Nel XVII-XVIII sec. la fama di Dante viene in parte oscurata anche per il rinnovamento poetico operato dalla scuola barocca, che essendo poco incline all'imitazione dei modelli proponeva un certo sperimentalismo linguistico, mentre col ritorno del Classicismo nell'età dell'Arcadia venne riproposto nuovamente il modello petrarchesco ormai consolidato da almeno due secoli; ugualmente freddi verso il grande poeta gli Illuministi, i quali si rivolgevano a una letteratura impegnata e attuale in cui Dante faticava a trovare posto, sembrando un autore troppo lontano dalle tematiche "sociali" affrontate in quel periodo (Saverio Bettinelli nelle sue Lettere virgiliane del 1757 criticava apertamente Dante per ragioni di stile e di contenuto, anche se forse tale posizione mirava a suscitare un calcolato scandalo). Durante l'età napoleonica e il Romanticismo Dante tornò in auge soprattutto per la sua figura dolente di esule che denunciava con dignità e fierezza i mali del mondo, presentando più di un'analogia con letterati-patrioti del primo Ottocento (incluso U. Foscolo, che citò Dante nei Sepolcri come il "Ghibellin fuggiasco") e ispirando varie imitazioni letterarie, tra cui merita una citazione la tragedia di S. Pellico Francesca da Rimini (1815) evidentemente ispirata al celebre episodio di Inf., V. Nel periodo risorgimentale il poeta fiorentino diventava un esempio in chiave politica e patriottica, specie per la sua condizione di esule perseguitato, e val la pena di ricordare che il giovane G. Leopardi gli dedicò una delle canzoni del primo periodo (Sopra il monumento di Dante, del 1818) poi raccolta nei Canti (II), prendendo spunto da un'iniziativa di alcuni cittadini di Firenze per erigere al grande poeta una statua in S. Croce, dal momento che la sua tomba era ed è tuttora a Ravenna. Nell'Italia post-unitaria Dante venne ulteriormente celebrato come ispiratore dell'unità nazionale, spesso al di là di ogni verosimiglianza storica, mentre nacque un certo lavorio critico intorno alla sua opera e soprattutto alla Commedia, per cui si possono citare sia i saggi di G. Carducci sia le letture di F. De Sanctis, anche se quest'ultimo spesso forza in senso romantico l'interpretazione di alcuni episodi specie dell'Inferno.

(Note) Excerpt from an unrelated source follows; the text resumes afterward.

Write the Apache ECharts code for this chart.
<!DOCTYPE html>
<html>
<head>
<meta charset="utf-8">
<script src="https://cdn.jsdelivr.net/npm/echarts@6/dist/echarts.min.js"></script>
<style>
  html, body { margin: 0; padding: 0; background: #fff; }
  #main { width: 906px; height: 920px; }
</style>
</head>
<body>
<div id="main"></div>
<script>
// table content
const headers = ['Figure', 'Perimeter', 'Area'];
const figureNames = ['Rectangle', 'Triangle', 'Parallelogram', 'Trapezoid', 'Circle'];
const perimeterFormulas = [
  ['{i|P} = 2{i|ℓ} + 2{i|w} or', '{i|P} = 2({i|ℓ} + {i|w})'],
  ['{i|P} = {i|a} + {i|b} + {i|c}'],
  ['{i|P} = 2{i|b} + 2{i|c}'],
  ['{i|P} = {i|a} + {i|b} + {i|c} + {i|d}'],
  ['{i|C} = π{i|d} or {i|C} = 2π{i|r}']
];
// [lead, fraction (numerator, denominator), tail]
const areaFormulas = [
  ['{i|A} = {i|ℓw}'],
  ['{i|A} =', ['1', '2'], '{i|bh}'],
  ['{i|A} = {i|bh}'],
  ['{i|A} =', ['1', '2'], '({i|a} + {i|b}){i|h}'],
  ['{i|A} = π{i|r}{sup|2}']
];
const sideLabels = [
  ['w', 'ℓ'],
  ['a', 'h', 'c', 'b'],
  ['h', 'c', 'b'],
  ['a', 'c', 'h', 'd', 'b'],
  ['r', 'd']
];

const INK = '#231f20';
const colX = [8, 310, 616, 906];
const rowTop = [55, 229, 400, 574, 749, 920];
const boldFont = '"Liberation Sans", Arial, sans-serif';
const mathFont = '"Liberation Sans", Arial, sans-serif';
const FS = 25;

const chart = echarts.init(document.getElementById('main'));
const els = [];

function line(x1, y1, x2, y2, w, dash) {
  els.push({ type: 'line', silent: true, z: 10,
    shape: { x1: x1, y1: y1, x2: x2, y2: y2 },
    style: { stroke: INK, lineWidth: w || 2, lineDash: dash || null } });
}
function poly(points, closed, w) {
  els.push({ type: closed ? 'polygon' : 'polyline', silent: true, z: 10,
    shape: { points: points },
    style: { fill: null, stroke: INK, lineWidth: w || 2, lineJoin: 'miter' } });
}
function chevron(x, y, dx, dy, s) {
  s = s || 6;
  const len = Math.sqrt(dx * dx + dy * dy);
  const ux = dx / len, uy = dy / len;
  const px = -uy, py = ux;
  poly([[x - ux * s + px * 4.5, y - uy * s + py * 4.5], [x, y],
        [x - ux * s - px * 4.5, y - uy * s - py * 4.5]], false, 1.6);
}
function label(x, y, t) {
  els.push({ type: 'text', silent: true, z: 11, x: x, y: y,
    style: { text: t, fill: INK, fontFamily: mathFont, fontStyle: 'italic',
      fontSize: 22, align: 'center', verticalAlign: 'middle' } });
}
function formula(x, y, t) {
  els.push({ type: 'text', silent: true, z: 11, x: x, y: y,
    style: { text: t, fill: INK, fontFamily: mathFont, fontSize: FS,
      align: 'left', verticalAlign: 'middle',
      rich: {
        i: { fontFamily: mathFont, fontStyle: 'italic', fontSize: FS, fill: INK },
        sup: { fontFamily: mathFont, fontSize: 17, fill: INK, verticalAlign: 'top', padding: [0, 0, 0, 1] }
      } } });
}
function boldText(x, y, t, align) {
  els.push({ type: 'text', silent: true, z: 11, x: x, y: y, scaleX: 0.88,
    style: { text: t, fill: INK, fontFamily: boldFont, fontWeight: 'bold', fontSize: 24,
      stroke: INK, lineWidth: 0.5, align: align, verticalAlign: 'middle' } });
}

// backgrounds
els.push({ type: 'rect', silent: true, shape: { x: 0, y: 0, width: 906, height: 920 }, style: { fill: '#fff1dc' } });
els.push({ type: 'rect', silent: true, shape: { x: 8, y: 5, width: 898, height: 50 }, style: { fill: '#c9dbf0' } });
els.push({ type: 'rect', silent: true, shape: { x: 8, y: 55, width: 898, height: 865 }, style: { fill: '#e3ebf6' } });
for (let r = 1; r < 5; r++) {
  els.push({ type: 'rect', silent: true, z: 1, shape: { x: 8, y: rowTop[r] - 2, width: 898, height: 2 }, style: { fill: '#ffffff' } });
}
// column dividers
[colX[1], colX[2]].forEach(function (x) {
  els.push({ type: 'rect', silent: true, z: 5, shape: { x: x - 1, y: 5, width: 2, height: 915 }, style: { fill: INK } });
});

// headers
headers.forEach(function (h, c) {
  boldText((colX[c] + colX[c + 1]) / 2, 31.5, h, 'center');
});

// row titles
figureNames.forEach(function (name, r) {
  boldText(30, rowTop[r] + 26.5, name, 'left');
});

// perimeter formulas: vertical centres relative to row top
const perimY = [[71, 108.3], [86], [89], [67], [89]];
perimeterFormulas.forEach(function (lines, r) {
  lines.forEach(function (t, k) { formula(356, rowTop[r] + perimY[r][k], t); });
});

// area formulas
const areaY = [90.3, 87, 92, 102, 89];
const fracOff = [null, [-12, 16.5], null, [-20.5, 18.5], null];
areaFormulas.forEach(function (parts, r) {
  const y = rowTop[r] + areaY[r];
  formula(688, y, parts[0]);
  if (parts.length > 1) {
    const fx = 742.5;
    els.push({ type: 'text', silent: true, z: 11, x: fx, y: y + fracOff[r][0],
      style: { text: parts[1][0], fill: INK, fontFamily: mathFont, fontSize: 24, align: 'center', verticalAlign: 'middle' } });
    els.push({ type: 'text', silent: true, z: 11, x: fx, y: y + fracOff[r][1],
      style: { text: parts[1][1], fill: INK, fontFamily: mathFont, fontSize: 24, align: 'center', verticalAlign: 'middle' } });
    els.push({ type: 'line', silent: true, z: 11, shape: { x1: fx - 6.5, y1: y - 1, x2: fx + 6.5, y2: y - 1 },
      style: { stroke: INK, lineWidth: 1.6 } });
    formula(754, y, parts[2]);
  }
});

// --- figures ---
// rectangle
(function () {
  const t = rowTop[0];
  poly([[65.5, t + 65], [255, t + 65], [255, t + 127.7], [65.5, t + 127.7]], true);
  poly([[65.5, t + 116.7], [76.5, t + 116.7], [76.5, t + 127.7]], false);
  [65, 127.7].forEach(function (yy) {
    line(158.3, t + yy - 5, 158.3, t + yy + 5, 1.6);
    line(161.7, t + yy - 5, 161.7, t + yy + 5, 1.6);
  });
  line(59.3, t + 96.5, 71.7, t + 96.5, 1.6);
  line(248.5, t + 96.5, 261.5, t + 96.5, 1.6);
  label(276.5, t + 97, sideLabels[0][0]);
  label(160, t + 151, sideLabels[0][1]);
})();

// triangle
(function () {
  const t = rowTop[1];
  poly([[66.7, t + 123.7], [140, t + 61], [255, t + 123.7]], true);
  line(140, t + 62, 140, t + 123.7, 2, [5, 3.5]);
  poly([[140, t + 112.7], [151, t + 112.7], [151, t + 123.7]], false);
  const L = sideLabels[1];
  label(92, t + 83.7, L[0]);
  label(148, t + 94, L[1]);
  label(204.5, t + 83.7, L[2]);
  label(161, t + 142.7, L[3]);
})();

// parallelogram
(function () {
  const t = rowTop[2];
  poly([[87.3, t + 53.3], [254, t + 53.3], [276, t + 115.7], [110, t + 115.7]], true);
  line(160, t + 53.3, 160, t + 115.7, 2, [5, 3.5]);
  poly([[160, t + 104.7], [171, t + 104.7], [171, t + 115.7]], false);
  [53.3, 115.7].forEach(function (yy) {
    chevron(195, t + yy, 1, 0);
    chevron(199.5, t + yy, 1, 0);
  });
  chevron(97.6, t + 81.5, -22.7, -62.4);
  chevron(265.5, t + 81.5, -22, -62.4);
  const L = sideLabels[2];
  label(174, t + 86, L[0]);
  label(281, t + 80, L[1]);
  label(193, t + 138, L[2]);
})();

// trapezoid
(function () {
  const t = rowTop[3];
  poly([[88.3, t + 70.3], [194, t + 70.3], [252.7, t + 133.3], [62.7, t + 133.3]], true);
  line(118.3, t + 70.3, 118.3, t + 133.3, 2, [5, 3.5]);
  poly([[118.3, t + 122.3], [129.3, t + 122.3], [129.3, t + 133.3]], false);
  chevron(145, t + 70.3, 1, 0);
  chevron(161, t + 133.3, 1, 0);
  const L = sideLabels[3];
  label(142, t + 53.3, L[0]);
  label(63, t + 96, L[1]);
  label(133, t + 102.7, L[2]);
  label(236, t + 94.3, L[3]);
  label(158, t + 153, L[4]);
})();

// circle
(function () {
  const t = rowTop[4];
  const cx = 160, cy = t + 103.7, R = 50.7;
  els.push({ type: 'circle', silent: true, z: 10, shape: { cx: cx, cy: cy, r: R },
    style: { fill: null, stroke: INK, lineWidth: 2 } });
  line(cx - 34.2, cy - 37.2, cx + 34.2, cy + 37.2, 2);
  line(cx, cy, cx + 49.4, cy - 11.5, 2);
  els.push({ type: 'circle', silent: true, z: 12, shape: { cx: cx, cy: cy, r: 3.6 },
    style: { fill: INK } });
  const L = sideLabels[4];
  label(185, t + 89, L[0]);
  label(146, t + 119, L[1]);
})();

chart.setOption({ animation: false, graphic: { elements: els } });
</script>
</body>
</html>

Gli studi critici sull'opera dantesca ripresero maggior vigore ai primi del Novecento, soprattutto grazie alla creazione già nel 1888 della Società Dantesca Italiana, con sede a Firenze, cui collaborarono i principali studiosi dell'epoca (M. Barbi, E. G. Parodi, G. Contini) e che nel 1921, in occasione del sesto centenario della morte del poeta, pubblicò l'edizione critica di tutte le opere di Dante. L'esegesi critica dei testi danteschi è proseguita per tutto il secolo ed ha dato luogo a interpretazioni e giudizi spesso contrastanti, da quello limitativo e sostanzialmente critico di B. Croce (1921), all'analisi "figurale" della struttura della Commedia ad opera di E. Auerbach nel secondo dopoguerra, fino agli studi più recenti di studiosi quali N. Sapegno, M. Pazzaglia, G. Bàrberi Squarotti e soprattutto G. Petrocchi, autore di una fondamentale edizione critica del poema secondo la tradizione manoscritta anteriore al Boccaccio, che vide la luce nel 1966-67 ad opera della Società Dantesca in occasione del settimo centenario della nascita dell'autore. Tra gli scrittori che subirono maggiormente l'influsso dantesco nella loro opera merita ricordare specialmente E. Montale, che si ispirò all'allegoria del poema soprattutto nella seconda raccolta poetica (le Occasioni, 1939) e in parte nella terza (La bufera e altro, 1956), dove la figura femminile di Clizia venne interpretata come una sorta di donna-angelo portatrice di civiltà contro la barbarie della storia; meritevole di citazione anche il capitolo Il canto di Ulisse nel romanzo di P. Levi Se questo è un uomo (1947), ispirato al Canto XXVI dell'Inferno, mentre le analogie tra l'abisso infernale e la tragedia del lager sono spesso sottolineate dall'autore nel corso della narrazione (nel cap. Sul fondo viene esplicitamente citato un passo di Inf., XXI, con un richiamo alla bestialità dei Malebranche che ricorda quella dei soldati nazisti).